Dataset section:
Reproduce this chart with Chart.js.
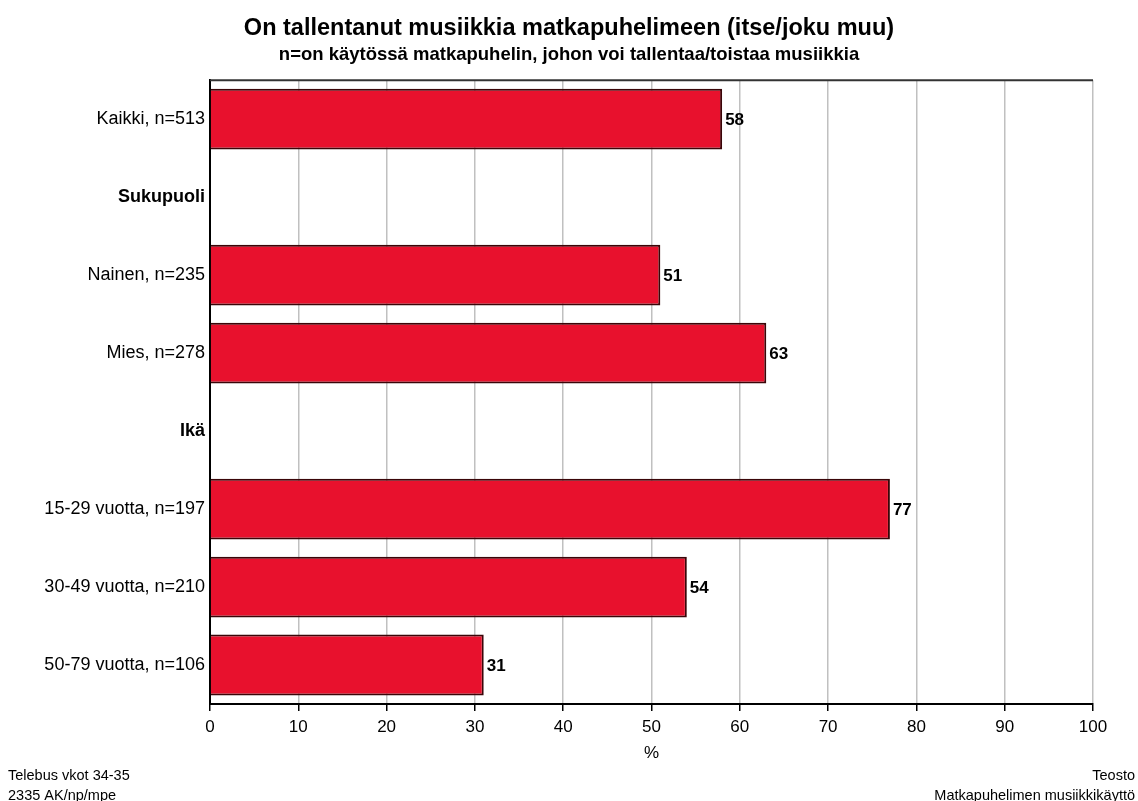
<!DOCTYPE html>
<html lang="fi">
<head>
    <meta charset="UTF-8">
    <title>On tallentanut musiikkia matkapuhelimeen</title>
    <script src="https://cdn.jsdelivr.net/npm/chart.js"></script>
    <style>
        html, body {
            margin: 0;
            padding: 0;
            background: #fff;
        }
        #kaavio {
            display: block;
        }
    </style>
</head>
<body>
    <canvas id="kaavio" width="1138" height="801"></canvas>

    <script>
        // Luokat (väliotsikoilla ei ole arvoa)
        const luokat = [
            'Kaikki, n=513',
            'Sukupuoli',
            'Nainen, n=235',
            'Mies, n=278',
            'Ikä',
            '15-29 vuotta, n=197',
            '30-49 vuotta, n=210',
            '50-79 vuotta, n=106'
        ];
        const valiotsikot = ['Sukupuoli', 'Ikä'];
        const osuudet = [58, null, 51, 63, null, 77, 54, 31];
        const xTikit = [0, 10, 20, 30, 40, 50, 60, 70, 80, 90, 100];

        const otsikko = 'On tallentanut musiikkia matkapuhelimeen (itse/joku muu)';
        const alaotsikko = 'n=on käytössä matkapuhelin, johon voi tallentaa/toistaa musiikkia';
        const alatunnisteVasen = ['Telebus vkot 34-35', '2335 AK/np/mpe'];
        const alatunnisteOikea = ['Teosto', 'Matkapuhelimen musiikkikäyttö'];

        const fontti = 'Arial, "Liberation Sans", sans-serif';

        // Arvot palkkien perään, yläreuna ja alatunnisteet
        const lisat = {
            id: 'lisat',
            afterDatasetsDraw(chart) {
                const ctx = chart.ctx;
                const meta = chart.getDatasetMeta(0);
                ctx.save();
                ctx.fillStyle = '#000';
                ctx.font = 'bold 17px ' + fontti;
                ctx.textAlign = 'left';
                ctx.textBaseline = 'middle';
                meta.data.forEach((palkki, i) => {
                    if (osuudet[i] === null) return;
                    ctx.fillText(String(osuudet[i]), palkki.x + 3, palkki.y + 1);
                });

                const a = chart.chartArea;
                ctx.strokeStyle = '#333';
                ctx.lineWidth = 2;
                ctx.beginPath();
                ctx.moveTo(a.left, a.top);
                ctx.lineTo(a.right, a.top);
                ctx.stroke();
                ctx.restore();
            },
            afterDraw(chart) {
                const ctx = chart.ctx;
                ctx.save();
                ctx.fillStyle = '#000';
                ctx.font = '14.5px ' + fontti;
                ctx.textBaseline = 'middle';
                ctx.textAlign = 'left';
                alatunnisteVasen.forEach((t, i) => ctx.fillText(t, 8, 776 + i * 20));
                ctx.textAlign = 'right';
                alatunnisteOikea.forEach((t, i) => ctx.fillText(t, 1135, 776 + i * 20));
                ctx.restore();
            }
        };

        const ctx = document.getElementById('kaavio').getContext('2d');

        new Chart(ctx, {
            type: 'bar',
            data: {
                labels: luokat,
                datasets: [{
                    data: osuudet,
                    backgroundColor: '#e8112d',
                    borderColor: '#3a0508',
                    borderWidth: 2,
                    barPercentage: 0.78,
                    categoryPercentage: 1
                }]
            },
            options: {
                indexAxis: 'y',
                responsive: false,
                animation: false,
                layout: {
                    padding: { left: 45, right: 45, top: 0, bottom: 0 }
                },
                scales: {
                    x: {
                        min: 0,
                        max: 100,
                        afterBuildTicks: scale => {
                            scale.ticks = xTikit.map(v => ({ value: v }));
                        },
                        afterFit: scale => { scale.height = 97; },
                        grid: {
                            color: '#c0c0c0',
                            lineWidth: 1.5,
                            tickColor: '#000',
                            tickLength: 7,
                            tickWidth: 1.5
                        },
                        border: { color: '#000', width: 2 },
                        ticks: {
                            color: '#000',
                            padding: 6,
                            maxRotation: 0,
                            font: { family: fontti, size: 17 }
                        },
                        title: {
                            display: true,
                            text: '%',
                            color: '#000',
                            padding: { top: 3, bottom: 37 },
                            font: { family: fontti, size: 17 }
                        }
                    },
                    y: {
                        afterFit: scale => { scale.width = 165; },
                        grid: { display: false, drawTicks: false },
                        border: { color: '#000', width: 2 },
                        ticks: {
                            color: '#000',
                            padding: 5,
                            autoSkip: false,
                            font: c => ({
                                family: fontti,
                                size: 18,
                                weight: valiotsikot.includes(luokat[c.index]) ? 'bold' : 'normal'
                            })
                        }
                    }
                },
                plugins: {
                    legend: { display: false },
                    tooltip: { enabled: false },
                    title: {
                        display: true,
                        text: otsikko,
                        color: '#000',
                        font: { family: fontti, size: 23.5, weight: 'bold' },
                        padding: { top: 14, bottom: 0 }
                    },
                    subtitle: {
                        display: true,
                        text: alaotsikko,
                        color: '#000',
                        font: { family: fontti, size: 18.5, weight: 'bold' },
                        padding: { top: 1.5, bottom: 14.3 }
                    }
                }
            },
            plugins: [lisat]
        });
    </script>
</body>
</html>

What you have to do: Go through the material above and print all of it exactly, except the pictures.

Solution:
Reproduce this chart with Chart.js.
<!DOCTYPE html>
<html lang="fi">
<head>
    <meta charset="UTF-8">
    <title>On tallentanut musiikkia matkapuhelimeen</title>
    <script src="https://cdn.jsdelivr.net/npm/chart.js"></script>
    <style>
        html, body {
            margin: 0;
            padding: 0;
            background: #fff;
        }
        #kaavio {
            display: block;
        }
    </style>
</head>
<body>
    <canvas id="kaavio" width="1138" height="801"></canvas>

    <script>
        // Luokat (väliotsikoilla ei ole arvoa)
        const luokat = [
            'Kaikki, n=513',
            'Sukupuoli',
            'Nainen, n=235',
            'Mies, n=278',
            'Ikä',
            '15-29 vuotta, n=197',
            '30-49 vuotta, n=210',
            '50-79 vuotta, n=106'
        ];
        const valiotsikot = ['Sukupuoli', 'Ikä'];
        const osuudet = [58, null, 51, 63, null, 77, 54, 31];
        const xTikit = [0, 10, 20, 30, 40, 50, 60, 70, 80, 90, 100];

        const otsikko = 'On tallentanut musiikkia matkapuhelimeen (itse/joku muu)';
        const alaotsikko = 'n=on käytössä matkapuhelin, johon voi tallentaa/toistaa musiikkia';
        const alatunnisteVasen = ['Telebus vkot 34-35', '2335 AK/np/mpe'];
        const alatunnisteOikea = ['Teosto', 'Matkapuhelimen musiikkikäyttö'];

        const fontti = 'Arial, "Liberation Sans", sans-serif';

        // Arvot palkkien perään, yläreuna ja alatunnisteet
        const lisat = {
            id: 'lisat',
            afterDatasetsDraw(chart) {
                const ctx = chart.ctx;
                const meta = chart.getDatasetMeta(0);
                ctx.save();
                ctx.fillStyle = '#000';
                ctx.font = 'bold 17px ' + fontti;
                ctx.textAlign = 'left';
                ctx.textBaseline = 'middle';
                meta.data.forEach((palkki, i) => {
                    if (osuudet[i] === null) return;
                    ctx.fillText(String(osuudet[i]), palkki.x + 3, palkki.y + 1);
                });

                const a = chart.chartArea;
                ctx.strokeStyle = '#333';
                ctx.lineWidth = 2;
                ctx.beginPath();
                ctx.moveTo(a.left, a.top);
                ctx.lineTo(a.right, a.top);
                ctx.stroke();
                ctx.restore();
            },
            afterDraw(chart) {
                const ctx = chart.ctx;
                ctx.save();
                ctx.fillStyle = '#000';
                ctx.font = '14.5px ' + fontti;
                ctx.textBaseline = 'middle';
                ctx.textAlign = 'left';
                alatunnisteVasen.forEach((t, i) => ctx.fillText(t, 8, 776 + i * 20));
                ctx.textAlign = 'right';
                alatunnisteOikea.forEach((t, i) => ctx.fillText(t, 1135, 776 + i * 20));
                ctx.restore();
            }
        };

        const ctx = document.getElementById('kaavio').getContext('2d');

        new Chart(ctx, {
            type: 'bar',
            data: {
                labels: luokat,
                datasets: [{
                    data: osuudet,
                    backgroundColor: '#e8112d',
                    borderColor: '#3a0508',
                    borderWidth: 2,
                    barPercentage: 0.78,
                    categoryPercentage: 1
                }]
            },
            options: {
                indexAxis: 'y',
                responsive: false,
                animation: false,
                layout: {
                    padding: { left: 45, right: 45, top: 0, bottom: 0 }
                },
                scales: {
                    x: {
                        min: 0,
                        max: 100,
                        afterBuildTicks: scale => {
                            scale.ticks = xTikit.map(v => ({ value: v }));
                        },
                        afterFit: scale => { scale.height = 97; },
                        grid: {
                            color: '#c0c0c0',
                            lineWidth: 1.5,
                            tickColor: '#000',
                            tickLength: 7,
                            tickWidth: 1.5
                        },
                        border: { color: '#000', width: 2 },
                        ticks: {
                            color: '#000',
                            padding: 6,
                            maxRotation: 0,
                            font: { family: fontti, size: 17 }
                        },
                        title: {
                            display: true,
                            text: '%',
                            color: '#000',
                            padding: { top: 3, bottom: 37 },
                            font: { family: fontti, size: 17 }
                        }
                    },
                    y: {
                        afterFit: scale => { scale.width = 165; },
                        grid: { display: false, drawTicks: false },
                        border: { color: '#000', width: 2 },
                        ticks: {
                            color: '#000',
                            padding: 5,
                            autoSkip: false,
                            font: c => ({
                                family: fontti,
                                size: 18,
                                weight: valiotsikot.includes(luokat[c.index]) ? 'bold' : 'normal'
                            })
                        }
                    }
                },
                plugins: {
                    legend: { display: false },
                    tooltip: { enabled: false },
                    title: {
                        display: true,
                        text: otsikko,
                        color: '#000',
                        font: { family: fontti, size: 23.5, weight: 'bold' },
                        padding: { top: 14, bottom: 0 }
                    },
                    subtitle: {
                        display: true,
                        text: alaotsikko,
                        color: '#000',
                        font: { family: fontti, size: 18.5, weight: 'bold' },
                        padding: { top: 1.5, bottom: 14.3 }
                    }
                }
            },
            plugins: [lisat]
        });
    </script>
</body>
</html>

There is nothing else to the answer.